** BEGIN SUPPLIED RECORDS **
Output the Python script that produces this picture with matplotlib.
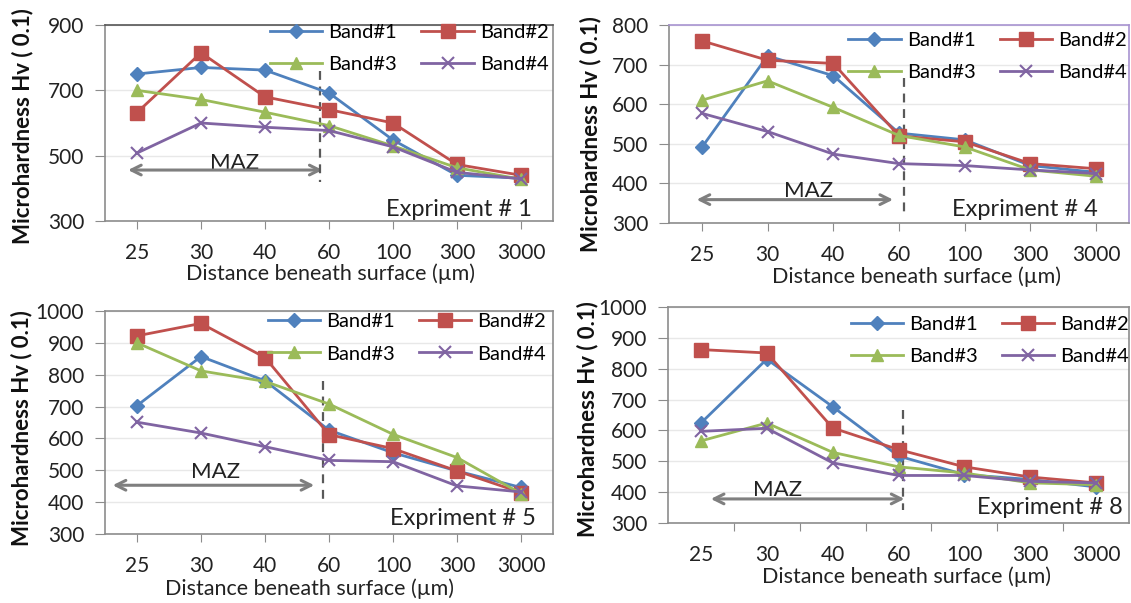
import matplotlib
matplotlib.use("Agg")
import matplotlib.pyplot as plt

plt.rcParams['font.family'] = ['Lato', 'DejaVu Sans']

# categories on the x axis (um)
distances = ['25', '30', '40', '60', '100', '300', '3000']
band_names = ['Band#1', 'Band#2', 'Band#3', 'Band#4']

# Expriment # 1
exp1_band1 = [750, 770, 762, 692, 548, 440, 431]
exp1_band2 = [632, 815, 680, 641, 600, 473, 440]
exp1_band3 = [700, 672, 633, 592, 530, 463, 428]
exp1_band4 = [508, 600, 587, 577, 527, 449, 429]

# Expriment # 4
exp4_band1 = [491, 722, 672, 527, 510, 445, 428]
exp4_band2 = [760, 711, 703, 520, 505, 450, 437]
exp4_band3 = [610, 659, 592, 521, 492, 434, 418]
exp4_band4 = [577, 531, 474, 450, 445, 434, 425]

# Expriment # 5
exp5_band1 = [703, 857, 781, 626, 555, 498, 446]
exp5_band2 = [922, 961, 854, 612, 568, 498, 430]
exp5_band3 = [900, 812, 779, 708, 613, 540, 427]
exp5_band4 = [651, 617, 574, 531, 527, 451, 432]

# Expriment # 8
exp8_band1 = [624, 831, 677, 517, 457, 441, 417]
exp8_band2 = [862, 851, 608, 538, 482, 449, 430]
exp8_band3 = [566, 624, 529, 482, 462, 430, 424]
exp8_band4 = [597, 607, 495, 454, 454, 435, 430]

colors = ['#4f81bd', '#c0504d', '#9bbb59', '#8064a2']
markers = ['D', 's', '^', 'x']
msizes = [7, 10, 9, 9]

W, H = 1131, 603
fig = plt.figure(figsize=(W / 100, H / 100), dpi=100)

panels = [
    dict(data=[exp1_band1, exp1_band2, exp1_band3, exp1_band4], title='Expriment # 1',
         box=(105, 25, 553, 221), ylim=(300, 900), ystep=200, xticks_between=False,
         arrow=(-0.14, 2.90, 456), dash=(2.86, 758, 418), maz=(1.52, 478),
         exp=(0.953, 0.057), leg=(0.99, 1.005), ylab=(23, 126), xlab=(0.504, 263),
         border='#8c8c8c', top='#555555'),
    dict(data=[exp4_band1, exp4_band2, exp4_band3, exp4_band4], title='Expriment # 4',
         box=(669, 25, 1129, 223), ylim=(300, 800), ystep=100, xticks_between=False,
         arrow=(-0.08, 2.91, 359), dash=(3.07, 667, 328), maz=(1.62, 380),
         exp=(0.933, 0.068), leg=(0.995, 0.965), ylab=(591, 134), xlab=(0.537, 266),
         border='#a893d1', top='#a893d1'),
    dict(data=[exp5_band1, exp5_band2, exp5_band3, exp5_band4], title='Expriment # 5',
         box=(105, 311, 553, 534), ylim=(300, 1000), ystep=100, xticks_between=False,
         arrow=(-0.38, 2.77, 453), dash=(2.91, 779, 404), maz=(1.23, 495),
         exp=(0.962, 0.07), leg=(0.985, 0.99), ylab=(22, 428), xlab=(0.456, 578),
         border='#8c8c8c', top='#8c8c8c'),
    dict(data=[exp8_band1, exp8_band2, exp8_band3, exp8_band4], title='Expriment # 8',
         box=(668, 307, 1129, 523), ylim=(300, 1000), ystep=100, xticks_between=True,
         arrow=(0.15, 3.09, 378), dash=(3.07, 667, 343), maz=(1.16, 406),
         exp=(0.987, 0.071), leg=(1.0, 0.96), ylab=(588, 419), xlab=(0.517, 566),
         border='#8c8c8c', top='#8c8c8c'),
]

x = list(range(len(distances)))

for p in panels:
    l, t, r, b = p['box']
    ax = fig.add_axes([l / W, 1 - b / H, (r - l) / W, (b - t) / H])
    lines = []
    for vals, c, m, ms, name in zip(p['data'], colors, markers, msizes, band_names):
        ln, = ax.plot(x, vals, color=c, marker=m, markersize=ms, lw=2,
                      markeredgewidth=1.5 if m == 'x' else 1, markeredgecolor=c,
                      label=name, zorder=3)
        lines.append(ln)

    y0, y1 = p['ylim']
    ax.set_ylim(y0, y1)
    ax.set_xlim(-0.5, len(distances) - 0.5)
    ax.set_yticks(range(y0, y1 + 1, p['ystep']))
    ax.yaxis.grid(True, color='#e8e8e8', lw=1)
    ax.set_axisbelow(True)

    if p['xticks_between']:
        ax.set_xticks([i + 0.5 for i in range(len(distances) - 1)])
        ax.set_xticklabels([])
        ax.set_xticks(x, minor=True)
        ax.set_xticklabels(distances, minor=True)
        ax.tick_params(axis='x', which='minor', length=0, pad=16, labelsize=15, labelcolor='#222222')
        ax.tick_params(axis='x', which='major', length=6, color='#8c8c8c')
    else:
        ax.set_xticks(x)
        ax.set_xticklabels(distances)
        ax.tick_params(axis='x', length=6, color='#8c8c8c', pad=10, labelsize=15, labelcolor='#222222')
    ax.tick_params(axis='y', length=7, color='#8c8c8c', pad=8, labelsize=15, labelcolor='#222222')

    for s in ['left', 'bottom']:
        ax.spines[s].set_color('#8c8c8c')
    ax.spines['right'].set_color(p['border'])
    ax.spines['top'].set_color(p['top'])
    for s in ax.spines.values():
        s.set_linewidth(1.2)

    # MAZ zone
    xa, xb, ya = p['arrow']
    ax.annotate('', xy=(xb, ya), xytext=(xa, ya),
                arrowprops=dict(arrowstyle='<->,head_length=0.7,head_width=0.35',
                                color='#7f7f7f', lw=2.2, shrinkA=0, shrinkB=0), zorder=2)
    xd, yd0, yd1 = p['dash']
    ax.plot([xd, xd], [yd0, yd1], ls=(0, (4, 3)), color='#595959', lw=1.6, zorder=2)
    ax.text(p['maz'][0], p['maz'][1], 'MAZ', fontsize=16, ha='center', va='center',
            color='#222222', zorder=1)

    ax.text(p['exp'][0], p['exp'][1], p['title'], transform=ax.transAxes,
            fontsize=17, ha='right', va='center', color='#222222')

    order = [lines[0], lines[2], lines[1], lines[3]]
    ax.legend(order, [h.get_label() for h in order], ncol=2, loc='upper right',
              bbox_to_anchor=p['leg'], frameon=False, fontsize=14.5,
              handlelength=2.6, handletextpad=0.3, columnspacing=1.2,
              labelspacing=0.75, borderpad=0, borderaxespad=0)

    ax.set_ylabel('Microhardness Hv ( 0.1)', fontsize=16, fontweight='bold', color='#111111')
    ax.yaxis.set_label_coords((p['ylab'][0] - l) / (r - l), (b - p['ylab'][1]) / (b - t))
    ax.yaxis.label.set_va('center')
    ax.yaxis.label.set_ha('center')

    ax.set_xlabel('Distance beneath surface (\u00b5m)', fontsize=15.5, color='#222222')
    ax.xaxis.set_label_coords(p['xlab'][0], (b - p['xlab'][1]) / (b - t))

fig.savefig('out.png', dpi=100)
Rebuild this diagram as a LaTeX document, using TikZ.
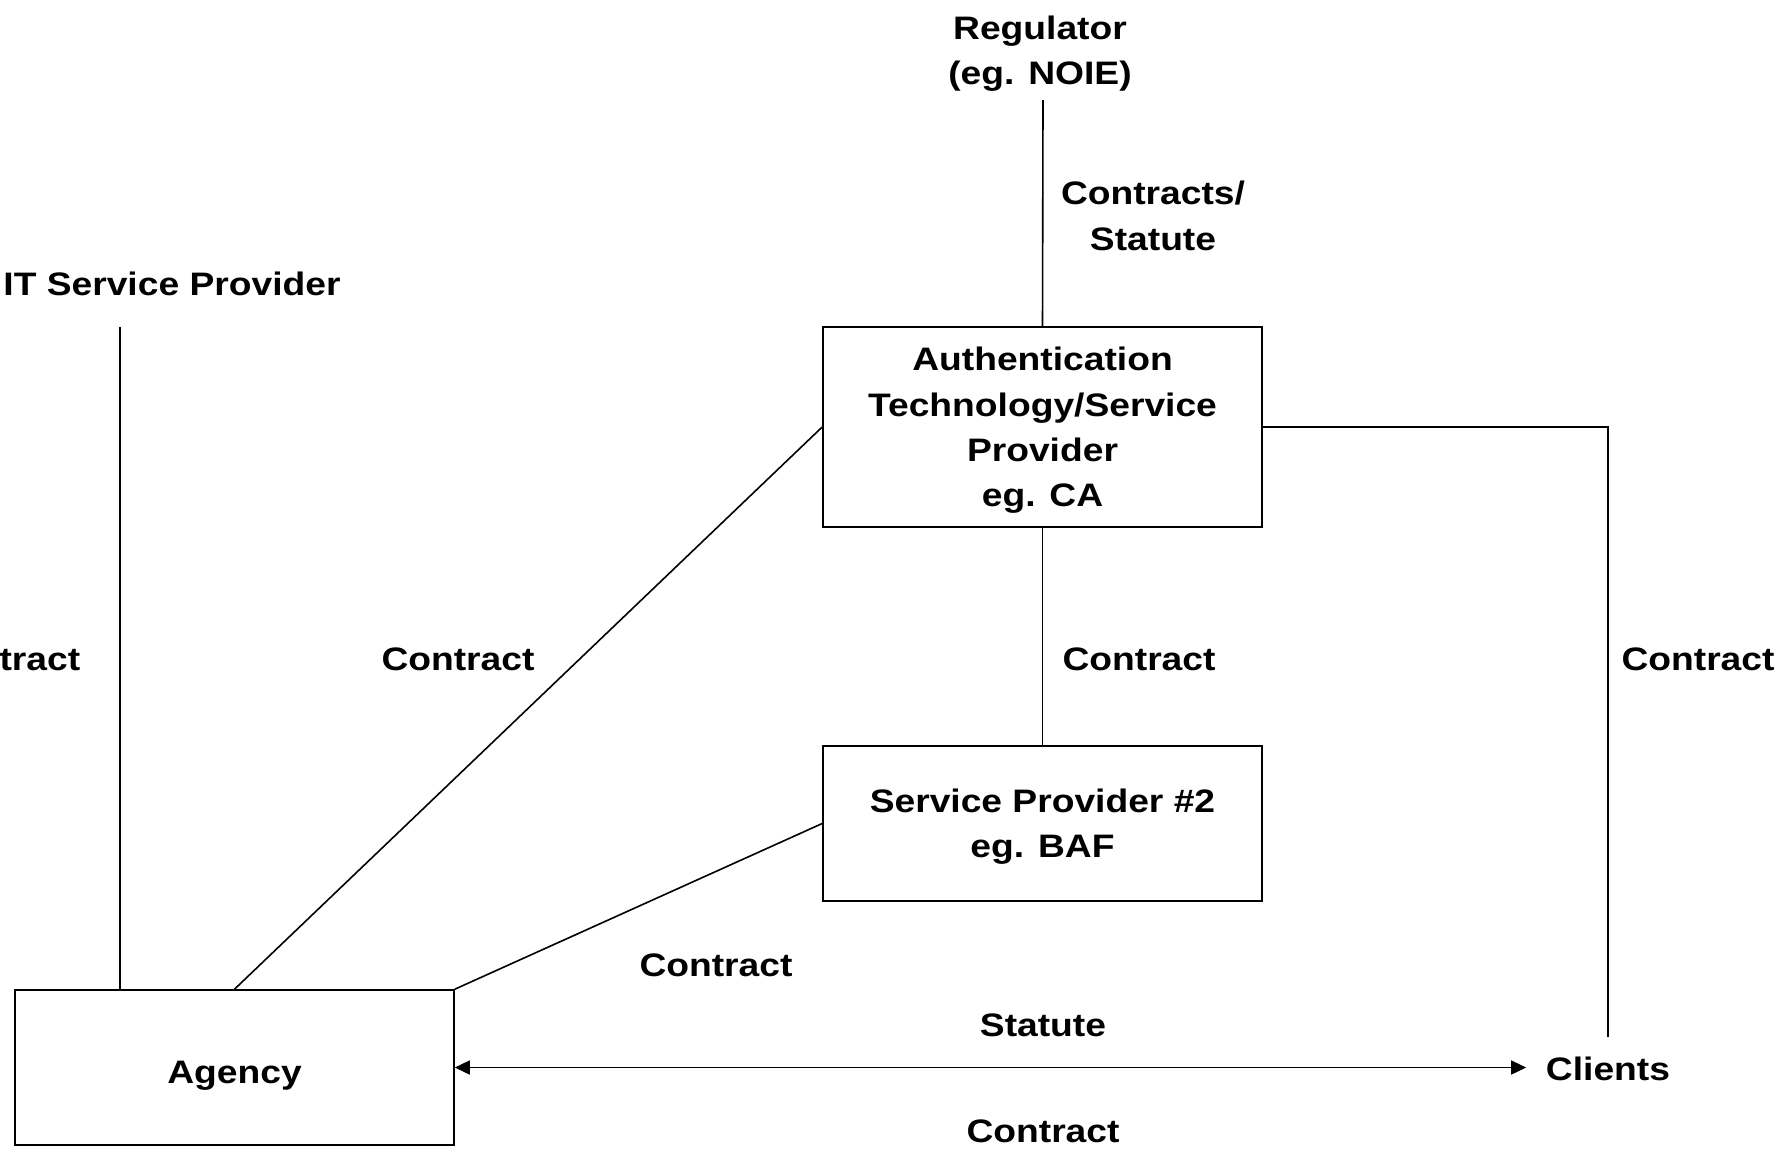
\documentclass[tikz,border=0pt]{standalone}
\usepackage{fontspec}
\setmainfont{Liberation Sans}[FakeStretch=1.145]
\usetikzlibrary{arrows.meta}
\tikzset{
  party/.style = {draw, line width=1.6pt, minimum width=439pt, align=center,
    text depth=0pt, execute at begin node={\rule{0pt}{31pt}}},
  lbl/.style = {align=center, inner sep=0pt},
}
\begin{document}
\begin{tikzpicture}[x=1pt, y=-1pt, line width=1.6pt,
    font=\fontsize{32.5}{45.3}\selectfont\bfseries]
    \useasboundingbox (0,0) rectangle (1787,1152);
    \clip (0,0) rectangle (1787,1152);
    \node[party, minimum height=200pt] (auth) at (1042.5,427)
      {Authentication\\Technology/Service\\Provider\\eg. CA};
    \node[party, minimum height=155pt] (sp) at (1042.5,823.5)
      {Service Provider \#2\\eg. BAF};
    \node[party, minimum height=155pt] (agency) at (234.5,1067.5) {Agency};
    \node[lbl] (reg) at (1040,53.5) {Regulator\\(eg. NOIE)};
    \node[lbl] (it) at (172,284) {IT Service Provider};
    \node[inner sep=19pt] (clients) at (1608,1069) {Clients};
    \coordinate (regend) at (1043,100);
    \coordinate (itend) at (120,327);
    \draw (regend) -- (auth.north);
    \draw (itend) -- (itend |- agency.north);
    \draw (auth.west) -- (agency.north);
    \draw (auth.south) -- (sp.north);
    \draw (sp.west) -- (agency.north east);
    \draw (auth.east) -| (clients.north);
    \draw[{Triangle[length=15pt,width=14pt]}-{Triangle[length=15pt,width=14pt]}]
      (agency.east) -- (agency.east -| clients.west);
    \node[lbl] (lregu) at (1153,216) {Contracts/\\Statute};
    \node[lbl, anchor=east] (lit) at (81,659) {Contract};
    \node[lbl] (lauth) at (458,659) {Contract};
    \node[lbl] (lsp) at (1139,659) {Contract};
    \node[lbl] (lclient) at (1698,659) {Contract};
    \node[lbl] (lagsp) at (716,965) {Contract};
    \node[lbl] (lstat) at (1043,1025) {Statute};
    \node[lbl] (lcontr) at (1043,1131) {Contract};
\end{tikzpicture}
\end{document}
** END SUPPLIED RECORDS **
PROBLEM ▸ Copy all lines from the material that hold "matplotlib".

ANSWER FOR THE TASK ▸
Output the Python script that produces this picture with matplotlib.
import matplotlib
matplotlib.use("Agg")
import matplotlib.pyplot as plt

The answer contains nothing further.